Adam Zeleke, a Senior official at the Family Guidance Association of Ethiopia (FGAE) which at 51 years old is Ethiopia's oldest family planning organization, says on Thursday up to 10 percent of their annual funds are affected by the ban.
In January, the administration of new U.S. President Donald Trump reinstated funding ban for international family planning charities that provide abortion or actively support the procedure.
Originally banned under the late U.S. President Ronald Reagan in 1984 from Republican Party, it was repealed by President Barrack Obama of Democratic Party in 2009 highlighting partisan divisions over abortion in the United States itself.

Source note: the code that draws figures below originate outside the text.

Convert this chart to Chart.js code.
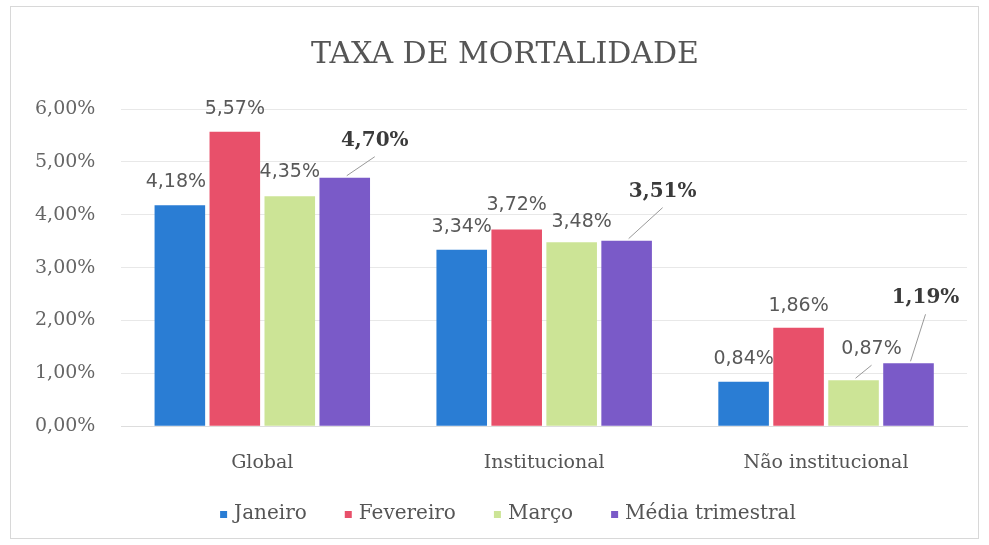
<!DOCTYPE html>
<html>
<head>
<meta charset="utf-8">
<script src="https://cdn.jsdelivr.net/npm/chart.js@4"></script>
<style>
  html, body { margin: 0; padding: 0; background: #fff; }
  #wrap { width: 989px; height: 545px; }
</style>
</head>
<body>
<div id="wrap"><canvas id="taxa"></canvas></div>
<script>
var titulo = 'TAXA DE MORTALIDADE';
var categorias = ['Global', 'Institucional', 'Não institucional'];
var janeiro = [4.18, 3.34, 0.84];
var fevereiro = [5.57, 3.72, 1.86];
var marco = [4.35, 3.48, 0.87];
var mediaTrimestral = [4.70, 3.51, 1.19];
var ticksY = [0, 1, 2, 3, 4, 5, 6];

// deslocamento dos rótulos em px (dx, dy) a partir do topo da barra
var rotuloOffsets = [
    [[-4, -23], [0, -23], [0, -23]],
    [[0, -23], [0, -24], [0, -22]],
    [[0, -24], [10, -20], [18, -31]],
    [[30, -37], [36, -49], [17, -65]]
];
var comLinha = [
    [false, false, false],
    [false, false, false],
    [false, false, true],
    [true, true, true]
];

function fmt(v) {
    return v.toFixed(2).replace('.', ',') + '%';
}

var rotulos = {
    id: 'rotulos',
    afterDatasetsDraw: function (chart) {
        var ctx = chart.ctx;
        ctx.save();
        chart.data.datasets.forEach(function (ds, i) {
            var meta = chart.getDatasetMeta(i);
            meta.data.forEach(function (bar, j) {
                var off = rotuloOffsets[i][j];
                var x = bar.x + off[0];
                var y = bar.y + off[1];
                var negrito = i === 3;
                ctx.font = negrito ? 'bold 20px "DejaVu Serif"' : '19px "DejaVu Sans"';
                ctx.fillStyle = negrito ? '#3a3a3a' : '#595959';
                ctx.textAlign = 'center';
                ctx.textBaseline = 'middle';
                ctx.fillText(fmt(ds.data[j]), x, y);
                if (comLinha[i][j]) {
                    ctx.strokeStyle = '#999';
                    ctx.lineWidth = 1;
                    ctx.beginPath();
                    ctx.moveTo(bar.x + 2, bar.y - 2);
                    ctx.lineTo(x, y + 16);
                    ctx.stroke();
                }
            });
        });
        ctx.restore();
    }
};

// moldura, título e legenda desenhados à mão
var moldura = {
    id: 'moldura',
    beforeDraw: function (chart) {
        var ctx = chart.ctx;
        ctx.save();
        ctx.strokeStyle = '#d8d8d8';
        ctx.lineWidth = 1;
        ctx.strokeRect(10.5, 6.5, 968, 532);
        ctx.font = '30px "DejaVu Serif"';
        ctx.fillStyle = '#555';
        ctx.textAlign = 'center';
        ctx.textBaseline = 'middle';
        ctx.fillText(titulo, 505, 55);
        ctx.restore();
    },
    afterDraw: function (chart) {
        var ctx = chart.ctx;
        var caixa = 7, folga = 7, espaco = 38;
        ctx.save();
        ctx.font = '20px "DejaVu Serif"';
        ctx.textBaseline = 'middle';
        ctx.textAlign = 'left';
        var ds = chart.data.datasets;
        var total = 0;
        ds.forEach(function (d, i) {
            total += caixa + folga + ctx.measureText(d.label).width;
            if (i < ds.length - 1) total += espaco;
        });
        var x = 508 - total / 2;
        var y = 514;
        ds.forEach(function (d) {
            ctx.fillStyle = d.backgroundColor;
            ctx.fillRect(x, y - 3, caixa, caixa);
            x += caixa + folga;
            ctx.fillStyle = '#555';
            ctx.fillText(d.label, x, y);
            x += ctx.measureText(d.label).width + espaco;
        });
        ctx.restore();
    }
};

var serie = function (label, data, cor) {
    return {
        label: label,
        data: data,
        backgroundColor: cor,
        borderWidth: 0,
        categoryPercentage: 0.78,
        barPercentage: 0.92
    };
};

new Chart(document.getElementById('taxa'), {
    type: 'bar',
    data: {
        labels: categorias,
        datasets: [
            serie('Janeiro', janeiro, 'rgb(42,125,212)'),
            serie('Fevereiro', fevereiro, 'rgb(232,80,106)'),
            serie('Março', marco, 'rgb(204,228,150)'),
            serie('Média trimestral', mediaTrimestral, 'rgb(122,90,200)')
        ]
    },
    options: {
        responsive: true,
        maintainAspectRatio: false,
        animation: false,
        layout: { padding: { left: 9, right: 22, top: 109, bottom: 54 } },
        plugins: {
            title: { display: false },
            legend: { display: false },
            tooltip: { enabled: false }
        },
        scales: {
            x: {
                grid: { display: false },
                border: { color: '#ddd' },
                ticks: {
                    color: '#555',
                    padding: 17,
                    font: { family: '"DejaVu Serif"', size: 19 }
                }
            },
            y: {
                min: ticksY[0],
                max: ticksY[ticksY.length - 1],
                afterBuildTicks: function (axis) {
                    axis.ticks = ticksY.map(function (v) { return { value: v }; });
                },
                grid: { color: '#e8e8e8', drawTicks: false },
                border: { display: false },
                ticks: {
                    color: '#666',
                    padding: 26,
                    font: { family: '"DejaVu Serif"', size: 19 },
                    callback: function (v) { return fmt(v); }
                }
            }
        }
    },
    plugins: [rotulos, moldura]
});
</script>
</body>
</html>
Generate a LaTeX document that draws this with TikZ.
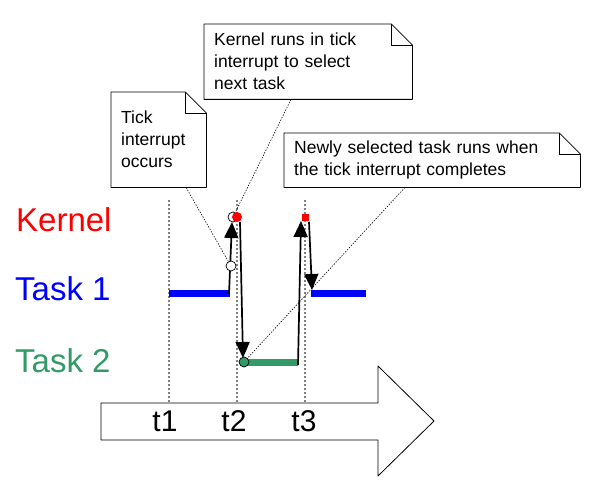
\documentclass[tikz,border=0pt]{standalone}
\usepackage{fontspec}
\setmainfont{Liberation Sans}
\usetikzlibrary{arrows.meta}
\definecolor{taskgreen}{RGB}{51,153,102}
\newcommand\foldsize{21pt}
% contorno di una nota con l'angolo piegato
\newcommand\notebox[1]{%
  \draw[line width=0.8pt] (#1.north west) -- ([xshift=-\foldsize]#1.north east)
    -- ([yshift=-\foldsize]#1.north east) -- (#1.south east) -- (#1.south west) -- cycle;
  \draw[line width=0.8pt] ([xshift=-\foldsize]#1.north east) |- ([yshift=-\foldsize]#1.north east);}

\begin{document}
\begin{tikzpicture}[x=1pt,y=-1pt,line join=round,
  note/.style={anchor=north west,align=left,inner xsep=10pt,inner ysep=0pt,
    font=\fontsize{17.5}{22}\selectfont},
  rowlabel/.style={anchor=base west,inner sep=0pt,font=\fontsize{33}{33}\selectfont},
  timelabel/.style={inner sep=0pt,font=\fontsize{30}{30}\selectfont},
  leader/.style={line width=0.6pt,dash pattern=on 1.4pt off 1.4pt},
  tickline/.style={gray,line width=1.2pt,dash pattern=on 2pt off 2pt},
  bar/.style={line width=7pt},
  runs/.style={line width=1.7pt,-{Triangle[length=16pt,width=14pt]}},
  opencirc/.style={circle,draw,line width=0.7pt,minimum size=10pt,inner sep=0pt}]

  \useasboundingbox (0,0) rectangle (589,492);

  % ---- asse dei tempi -----------------------------------------------------
  \draw[line width=0.8pt,fill=white] (101,403) -- (378,403) -- (378,366) -- (434,421)
        -- (378,476) -- (378,440) -- (101,440) -- cycle;
  \foreach \x/\t in {165/t1,234/t2,304/t3}
    \node[timelabel] (\t) at (\x,421) {\t};
  \foreach \x in {169,237,305}
    \draw[tickline] (\x,200) -- (\x,403);

  % ---- etichette delle righe ----------------------------------------------
  \node[rowlabel,red] (kernel) at (16,231) {Kernel};
  \node[rowlabel,blue] (task1) at (15,300) {Task 1};
  \node[rowlabel,taskgreen] (task2) at (15,372) {Task 2};

  % ---- note ---------------------------------------------------------------
  \node[note,text width=188pt,minimum height=75pt] (noteK) at (204,24)
    {Kernel runs in tick\\interrupt to select\\next task};
  \node[note,text width=75pt,minimum height=95pt] (noteT) at (111,92)
    {Tick\\interrupt\\occurs};
  \node[note,text width=276pt,minimum height=54pt] (noteN) at (284,133)
    {Newly selected task runs when\\the tick interrupt completes};
  \notebox{noteK}
  \notebox{noteT}
  \notebox{noteN}

  % ---- tempo di esecuzione dei task ---------------------------------------
  \draw[bar,blue] (169,293.5) -- (230,293.5);
  \draw[bar,blue] (311,293.5) -- (366,293.5);
  \draw[bar,taskgreen] (244,362) -- (298,362);

  % ---- passaggi fra task e kernel -----------------------------------------
  \coordinate (t1leave) at (229,294);
  \coordinate (kin1)    at (232,222);
  \coordinate (kout1)   at (240,222);
  \coordinate (t2in)    at (243,358);
  \coordinate (t2leave) at (298,365);
  \coordinate (kin2)    at (301,221);
  \coordinate (kout2)   at (309,222);
  \coordinate (t1back)  at (312,290);
  \draw[runs] (t1leave) -- (kin1);
  \draw[runs] (kout1) -- (t2in);
  \draw[runs] (t2leave) -- (kin2);
  \draw[runs] (kout2) -- (t1back);

  % ---- segni e linee di richiamo ------------------------------------------
  \node[opencirc,fill=white] (tick) at (231,266) {};
  \node[opencirc] (kring) at (233,217) {};
  \node[circle,fill=red,minimum size=10pt,inner sep=0pt] (kdot) at (237,217) {};
  \node[fill=red,minimum size=7pt,inner sep=0pt] (ksq) at (305,217) {};
  \node[opencirc,fill=taskgreen] (t2dot) at (244,362) {};

  \draw[leader] ([xshift=75pt]noteT.south west) -- (tick);
  \draw[leader] ([xshift=87pt]noteK.south west) -- (kring);
  \draw[leader] ([xshift=121pt]noteN.south west) -- (t2dot);

\end{tikzpicture}
\end{document}
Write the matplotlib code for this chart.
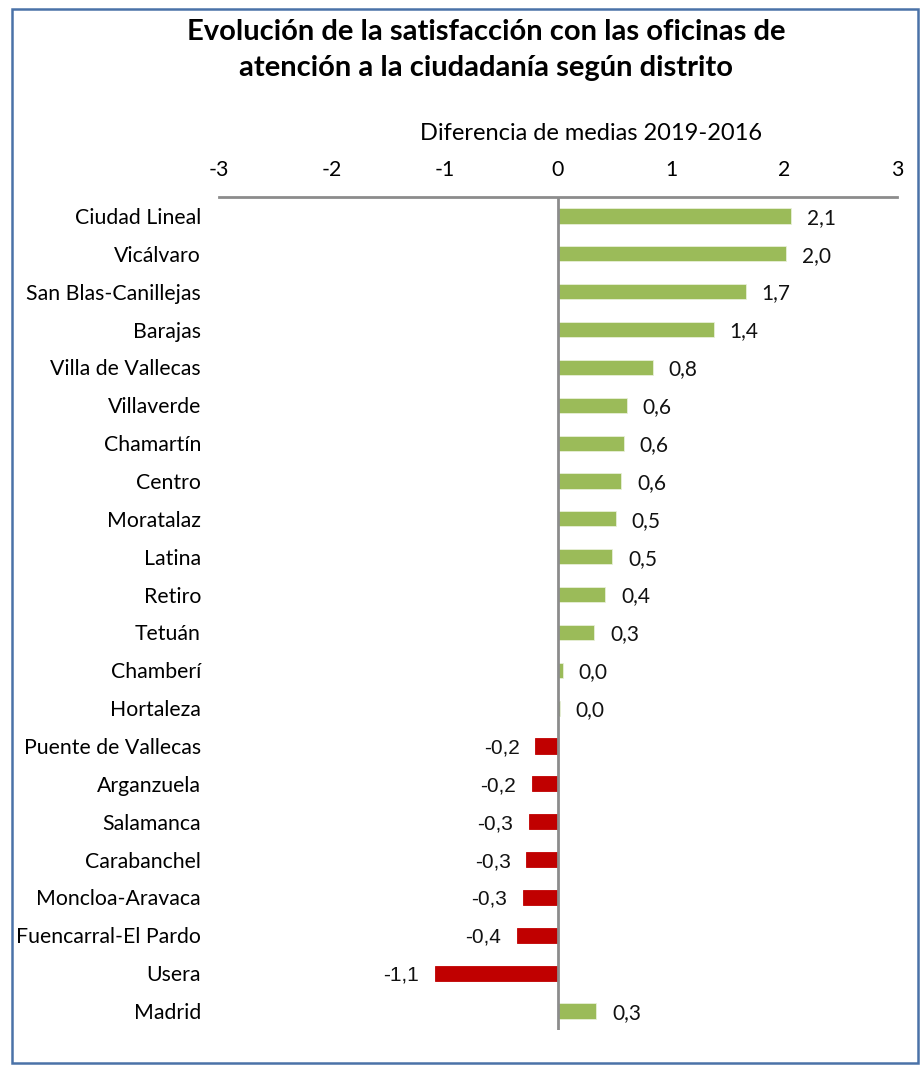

The volunteer based FGAE, through its 52 service delivery clinics, gives abortion services provided that the fetus or the expectant mother life is in danger, for individuals under 18 years of age, for victims of rape and incestuous relationship and for those who cannot afford to raise a child.
But the ban on abortion-related funds which amount to 20 million plus U.S. dollars annually has affected other gender and contraceptive services which have been mixed up in the ban, according to FGAE.
"FGAE gives reproductive health services to more than 500,000 people annually, helping cut the birth rate of Ethiopia's ballooning population from 7 children per family in 1992 to 3.2 in 2016," says Zeleke.
FGAE also says contraceptive use in the same period has jumped from 4 percent to 32 percent of the general population.
With a population nearing 100 million, mostly youth, Ethiopia is facing the challenge of feeding its population and providing job opportunities for hundreds of thousands of new job seekers annually.
The U.S. government provides FGAE funds through its own institution Center for Disease Control (CDC), the International Planned Parenthood Federation (IPPF) and an NGO Pathfinder Ethiopia.
"Although the funding ban amounts to just 10 percent of our funds, the fact that we the U.S. government was the largest provider of funds to abortion services will affect our services greatly," says Zeleke.